_What this task involves_
Below are the records. Retype, exactly, the lines from the first through the line with "import plotly.graph_objects as go", and leave out the pictures.

_Figure scripts_

......

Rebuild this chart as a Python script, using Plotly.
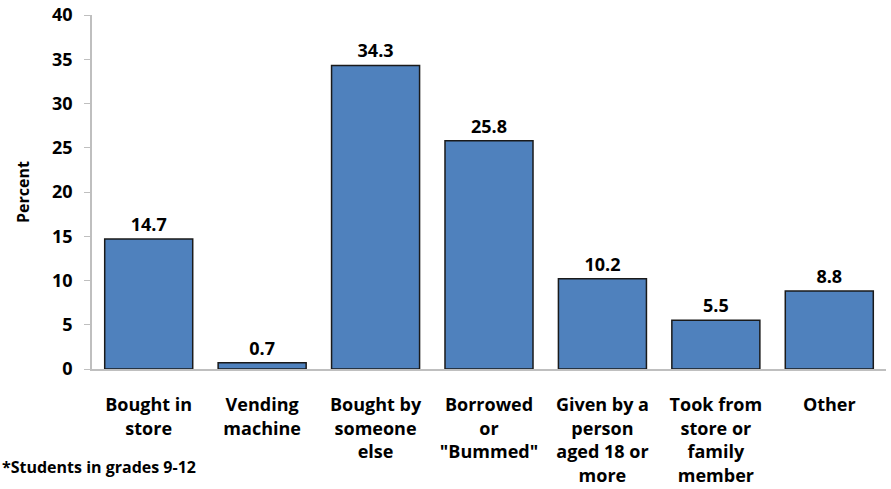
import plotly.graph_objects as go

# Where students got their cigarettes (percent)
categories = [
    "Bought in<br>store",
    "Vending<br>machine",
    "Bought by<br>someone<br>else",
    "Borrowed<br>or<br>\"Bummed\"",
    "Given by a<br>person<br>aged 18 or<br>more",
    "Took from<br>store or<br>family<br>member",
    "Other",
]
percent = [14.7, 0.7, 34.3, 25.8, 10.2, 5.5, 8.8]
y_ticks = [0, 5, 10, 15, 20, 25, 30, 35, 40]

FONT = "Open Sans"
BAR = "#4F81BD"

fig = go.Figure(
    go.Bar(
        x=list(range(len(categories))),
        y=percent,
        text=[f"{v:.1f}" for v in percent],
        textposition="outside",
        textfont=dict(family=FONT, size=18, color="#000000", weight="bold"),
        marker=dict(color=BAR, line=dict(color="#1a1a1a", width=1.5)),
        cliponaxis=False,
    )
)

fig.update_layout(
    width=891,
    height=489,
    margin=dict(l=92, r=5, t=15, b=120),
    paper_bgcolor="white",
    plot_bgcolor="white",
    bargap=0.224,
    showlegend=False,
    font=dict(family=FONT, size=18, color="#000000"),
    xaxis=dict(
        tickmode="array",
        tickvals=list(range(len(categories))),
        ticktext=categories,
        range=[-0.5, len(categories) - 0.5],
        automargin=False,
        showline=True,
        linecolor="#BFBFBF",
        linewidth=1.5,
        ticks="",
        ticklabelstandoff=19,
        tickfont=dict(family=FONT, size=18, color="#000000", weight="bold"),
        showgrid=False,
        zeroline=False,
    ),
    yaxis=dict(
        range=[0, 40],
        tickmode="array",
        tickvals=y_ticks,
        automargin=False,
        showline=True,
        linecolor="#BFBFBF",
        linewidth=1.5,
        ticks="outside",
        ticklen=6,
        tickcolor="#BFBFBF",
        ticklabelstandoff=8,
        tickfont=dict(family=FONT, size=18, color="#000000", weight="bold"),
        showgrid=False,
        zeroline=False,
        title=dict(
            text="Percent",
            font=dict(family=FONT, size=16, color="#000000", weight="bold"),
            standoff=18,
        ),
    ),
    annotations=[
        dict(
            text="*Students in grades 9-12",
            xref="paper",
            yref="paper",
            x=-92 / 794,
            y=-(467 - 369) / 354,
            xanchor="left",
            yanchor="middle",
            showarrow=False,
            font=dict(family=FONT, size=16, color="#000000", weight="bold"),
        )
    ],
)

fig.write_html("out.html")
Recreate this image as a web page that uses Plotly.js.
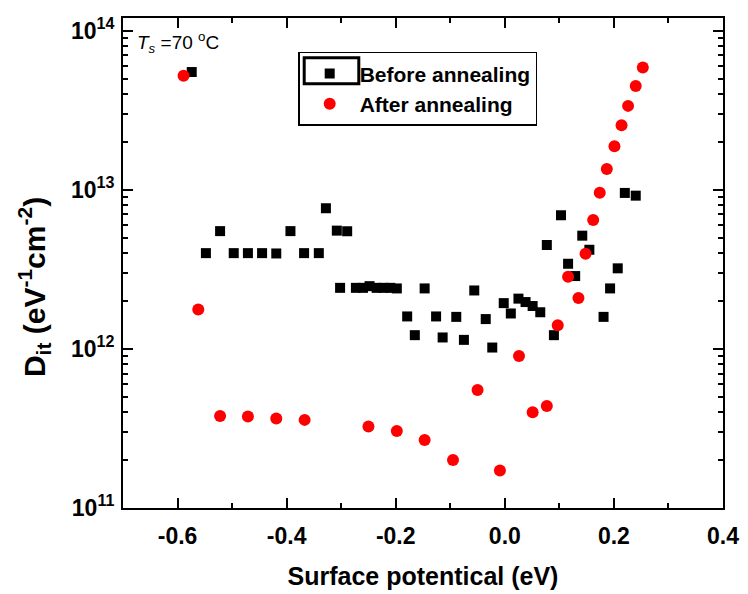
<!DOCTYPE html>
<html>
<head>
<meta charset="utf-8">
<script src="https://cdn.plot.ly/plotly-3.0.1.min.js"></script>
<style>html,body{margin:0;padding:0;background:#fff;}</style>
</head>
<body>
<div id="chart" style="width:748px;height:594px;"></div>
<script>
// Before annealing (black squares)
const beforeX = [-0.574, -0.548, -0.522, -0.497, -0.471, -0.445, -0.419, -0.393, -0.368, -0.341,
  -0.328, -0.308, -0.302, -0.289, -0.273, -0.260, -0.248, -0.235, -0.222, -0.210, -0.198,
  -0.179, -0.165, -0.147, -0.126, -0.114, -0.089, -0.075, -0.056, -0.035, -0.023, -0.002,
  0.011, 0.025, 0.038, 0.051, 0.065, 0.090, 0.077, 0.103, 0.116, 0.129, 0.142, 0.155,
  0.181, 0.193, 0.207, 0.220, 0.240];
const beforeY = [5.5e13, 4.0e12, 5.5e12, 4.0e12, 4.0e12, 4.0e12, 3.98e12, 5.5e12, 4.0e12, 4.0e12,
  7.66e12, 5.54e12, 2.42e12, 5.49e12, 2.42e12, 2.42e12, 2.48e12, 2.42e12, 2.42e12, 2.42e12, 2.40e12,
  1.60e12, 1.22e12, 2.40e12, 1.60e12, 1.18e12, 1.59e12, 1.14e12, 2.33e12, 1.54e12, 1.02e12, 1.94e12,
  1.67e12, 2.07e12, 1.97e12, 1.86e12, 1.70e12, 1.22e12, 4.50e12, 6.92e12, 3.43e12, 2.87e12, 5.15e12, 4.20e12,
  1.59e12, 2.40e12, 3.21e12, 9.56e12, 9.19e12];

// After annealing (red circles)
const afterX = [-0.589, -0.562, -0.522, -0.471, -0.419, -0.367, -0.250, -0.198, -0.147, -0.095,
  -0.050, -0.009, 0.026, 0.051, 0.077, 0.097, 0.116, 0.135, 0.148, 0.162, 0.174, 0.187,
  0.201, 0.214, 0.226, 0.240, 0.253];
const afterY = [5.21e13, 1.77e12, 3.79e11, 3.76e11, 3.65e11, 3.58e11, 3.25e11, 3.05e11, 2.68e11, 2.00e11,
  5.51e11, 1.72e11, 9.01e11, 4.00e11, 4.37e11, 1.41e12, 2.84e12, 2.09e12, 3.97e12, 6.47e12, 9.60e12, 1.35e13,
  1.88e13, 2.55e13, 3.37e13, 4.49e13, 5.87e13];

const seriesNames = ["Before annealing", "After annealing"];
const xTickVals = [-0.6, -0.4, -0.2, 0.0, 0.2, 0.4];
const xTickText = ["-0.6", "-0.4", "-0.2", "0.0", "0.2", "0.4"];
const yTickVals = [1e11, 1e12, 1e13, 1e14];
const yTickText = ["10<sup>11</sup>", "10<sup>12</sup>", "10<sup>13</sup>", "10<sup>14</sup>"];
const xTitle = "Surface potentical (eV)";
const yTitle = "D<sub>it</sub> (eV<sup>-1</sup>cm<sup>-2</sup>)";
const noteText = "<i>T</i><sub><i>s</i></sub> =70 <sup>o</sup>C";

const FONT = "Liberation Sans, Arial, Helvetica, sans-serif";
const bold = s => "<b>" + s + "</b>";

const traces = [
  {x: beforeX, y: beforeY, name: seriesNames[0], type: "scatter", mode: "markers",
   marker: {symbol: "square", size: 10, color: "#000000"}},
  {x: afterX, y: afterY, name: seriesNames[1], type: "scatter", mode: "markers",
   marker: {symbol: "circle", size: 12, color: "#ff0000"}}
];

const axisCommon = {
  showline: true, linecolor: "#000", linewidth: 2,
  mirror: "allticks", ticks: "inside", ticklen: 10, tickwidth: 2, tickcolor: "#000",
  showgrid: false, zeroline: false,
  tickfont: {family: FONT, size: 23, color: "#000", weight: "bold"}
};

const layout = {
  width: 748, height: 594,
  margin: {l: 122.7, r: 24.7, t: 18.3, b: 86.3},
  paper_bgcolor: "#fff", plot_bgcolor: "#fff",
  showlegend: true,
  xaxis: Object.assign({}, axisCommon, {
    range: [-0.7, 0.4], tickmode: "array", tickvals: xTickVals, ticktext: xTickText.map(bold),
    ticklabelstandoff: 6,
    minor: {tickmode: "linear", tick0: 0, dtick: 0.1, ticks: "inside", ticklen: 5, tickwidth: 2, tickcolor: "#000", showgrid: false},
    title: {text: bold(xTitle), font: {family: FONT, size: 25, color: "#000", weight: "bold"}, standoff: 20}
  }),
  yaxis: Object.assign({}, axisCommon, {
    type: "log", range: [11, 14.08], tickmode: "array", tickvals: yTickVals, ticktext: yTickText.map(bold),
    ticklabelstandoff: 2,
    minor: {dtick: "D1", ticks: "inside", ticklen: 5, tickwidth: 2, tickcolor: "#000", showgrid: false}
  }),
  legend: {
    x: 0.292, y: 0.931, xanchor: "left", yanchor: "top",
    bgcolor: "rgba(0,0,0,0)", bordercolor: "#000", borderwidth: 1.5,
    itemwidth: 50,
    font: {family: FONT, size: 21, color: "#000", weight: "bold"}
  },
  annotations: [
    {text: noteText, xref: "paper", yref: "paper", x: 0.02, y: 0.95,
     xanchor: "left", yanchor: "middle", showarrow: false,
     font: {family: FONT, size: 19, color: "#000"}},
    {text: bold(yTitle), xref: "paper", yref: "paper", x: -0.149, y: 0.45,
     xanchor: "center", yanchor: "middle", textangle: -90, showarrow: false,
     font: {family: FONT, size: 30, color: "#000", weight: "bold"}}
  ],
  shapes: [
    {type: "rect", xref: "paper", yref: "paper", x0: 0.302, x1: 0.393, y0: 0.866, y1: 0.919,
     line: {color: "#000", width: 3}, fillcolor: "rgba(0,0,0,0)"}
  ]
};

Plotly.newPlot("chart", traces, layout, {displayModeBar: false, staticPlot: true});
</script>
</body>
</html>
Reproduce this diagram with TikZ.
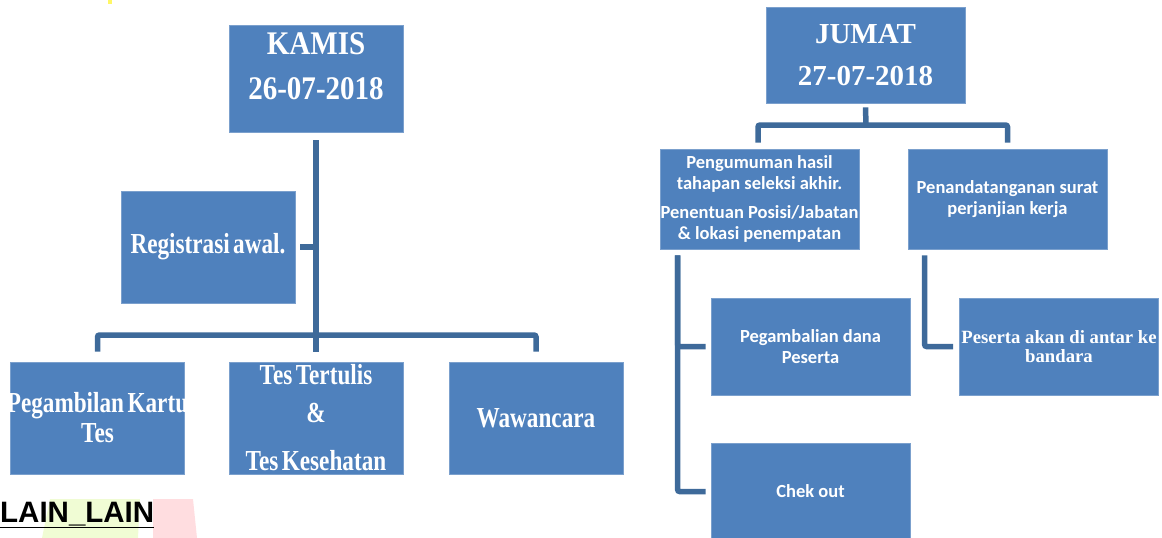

......

_Expected answer_
Rebuild this chart as a Python script, using Plotly.
import plotly.graph_objects as go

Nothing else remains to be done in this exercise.